Carbon cap and trade programs have been the subject of significant debate in the U.S. in recent years, and are used more widely at present in Europe. The basic mechanism of the program is relatively straightforward (iPath has a nice brochure with more detailed information):
* A cap for emissions of certain substances is set by the government
* Carbon allowances are issued that allow for the specified level of emissions
* Firms that do not submit carbon credits to cover their actual level of emissions face financial penalties
* Firms that emit less than their allowed level are free to sell carbon credits in an open market
That structure is designed to entice firms to cut back on emissions, since doing so will enable them to generate revenue through the sale of carbon allowances to firms that emit more than their allowed level.
GRN is linked to an index that consists of multiple types of carbon emission credits: the European Union Emission Trading Scheme (EU ETS) Phase II and Kyoto Protocol’s Clean Development Mechanism. As such, this ETN gives investors a way to quickly and easily trade carbon credits that have become a part of the European regulatory landscape–at least for the time being [Why Clean Energy ETFs Are No Slam Dunk].
Behind GRN’s Freefall
Valuing carbon credits can be a tricky task. There are a number of different factors that go into determining the levels of supply and demand for these allowances. The ETN offering exposure to this unique asset class attracted some attention last month when it sank nearly 25%, making GRN one of the worst performers in the ETP universe in June. The freefall has attracted the interest of some bargain hunters looking to scoop up beaten down securities. But to understand if GRN is a value, we must take a closer look at the factors that hammered the price during June.

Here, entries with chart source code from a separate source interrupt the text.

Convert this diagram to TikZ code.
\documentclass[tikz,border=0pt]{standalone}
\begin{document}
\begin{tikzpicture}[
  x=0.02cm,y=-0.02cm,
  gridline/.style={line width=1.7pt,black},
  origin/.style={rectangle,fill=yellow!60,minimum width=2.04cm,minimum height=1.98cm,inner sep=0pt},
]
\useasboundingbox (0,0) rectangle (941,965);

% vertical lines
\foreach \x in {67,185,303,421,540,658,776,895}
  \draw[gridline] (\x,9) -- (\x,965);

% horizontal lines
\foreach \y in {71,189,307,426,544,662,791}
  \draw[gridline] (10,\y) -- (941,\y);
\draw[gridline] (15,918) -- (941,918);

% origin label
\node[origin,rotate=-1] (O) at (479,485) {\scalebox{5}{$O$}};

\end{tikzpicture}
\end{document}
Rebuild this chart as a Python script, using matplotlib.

Concerns about Greece’s deteriorating fiscal health weighed on carbon credit market in the month, since slower economic growth translates into lower industrial activity and therefore less of a need for additional carbon credits among certain factories that may otherwise cross their determined threshold. But carbon credit markets continued to plummet even after approval of an austerity plan sent global equity markets up sharply. As Christopher Cundy notes, several other factors contributed to the free fall as well. Poland rejected a low carbon roadmap that would have reduced emissions by 2050, taking away some demand that had been expected going forward. An EU vote on the specifics of Phase III of EU ETS, which will begin in 2013, resulted in greater-than-expected supply of allowances that will become available later this week. Cuddy also notes that utilities, historically a major buyer of allowances, have held off on purchases as they are not hedging forward power sales as had been expected. There has also been some uncertainty over the future of the market for carbon credits; if climate change negotiations cannot be wrapped up by the time the existing Kyoto Protocol lapses at the end of 2012, the status of the Clean Development Mechanism through which credits are traded could be in doubt [Definitive Guide To Clean Energy ETFs].
There are, perhaps, reasons to be bullish that the carbon credit market will snap back. Some note that utilities may have an interest in keeping carbon credit prices elevated in order to charge higher prices for power. And with the EU planning to fund a series of clean energy products through the sale of carbon credits, other parties have an interest in elevated prices for the right to emit carbon.